Most companies put people who are great and feel positively about the company / team on interview duty. So even if someone is not trying to mislead you asking them questions might not get you a fair and balanced assessment. I think the best way is to find someone who is connected to your network and works in the group / company you are evaluating. Ask them to be candid about the good and bad about the team and the company. If that is not possible, try to do a consulting arrangement before coming on board as an employee. It will protect both you and the employer if there's a fit issue

Rajiv Bansal

Honestly? There's no good definition of what a "good" engineering culture is. Is it agile development? Everybody does that - to some degree, and it's never clear how far (or little) you take from the agile playbook to be considered following best practices. Is it source control? Again, everybody does that, and there isn't that much that can be implied from the choice of source control systems. (e.g., whether it's git or not) The same questions apply to autonomy, management structures, open source contributions, etc. The other variables in the equation are that: cultures often differ across teams, culture changes as the company grows (or shrinks), and how you yourself fit within a culture changes as you mature. So your best bet is to look for obvious warning signs (e.g., if they don't do what everybody else does and use source control), talk with the manager of the team you'd be joining, and really just determine on the job.
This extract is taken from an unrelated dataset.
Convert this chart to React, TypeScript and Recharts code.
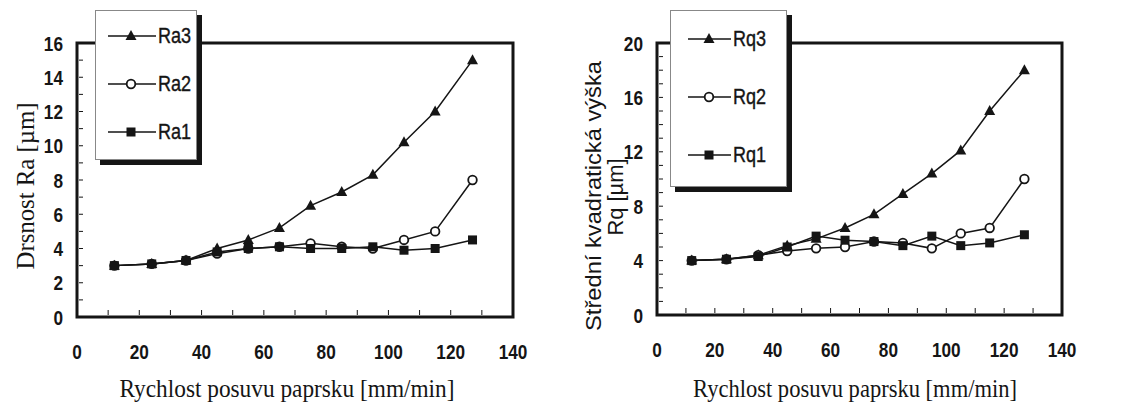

The nice part is that if the culture is truly incompatible with your personality, it's no longer a huge stigma to quit early, and for smaller teams/companies you have a real opportunity to drive the culture yourself.

Allen Cheung

Ask if you can spend a day in the group/team/department you're being considered for.  Its very educational to see how people behave when the acting stops, which usually only takes a few hours if that.  There is no (IMO) list of perks, programs, or development methodologies that will actually answer your question.  If they do some kind of iterative development that's a good sign, but certainly not a guarantee.  Just because they have a Xbox in the corner doesn't mean its used in the right way or even used.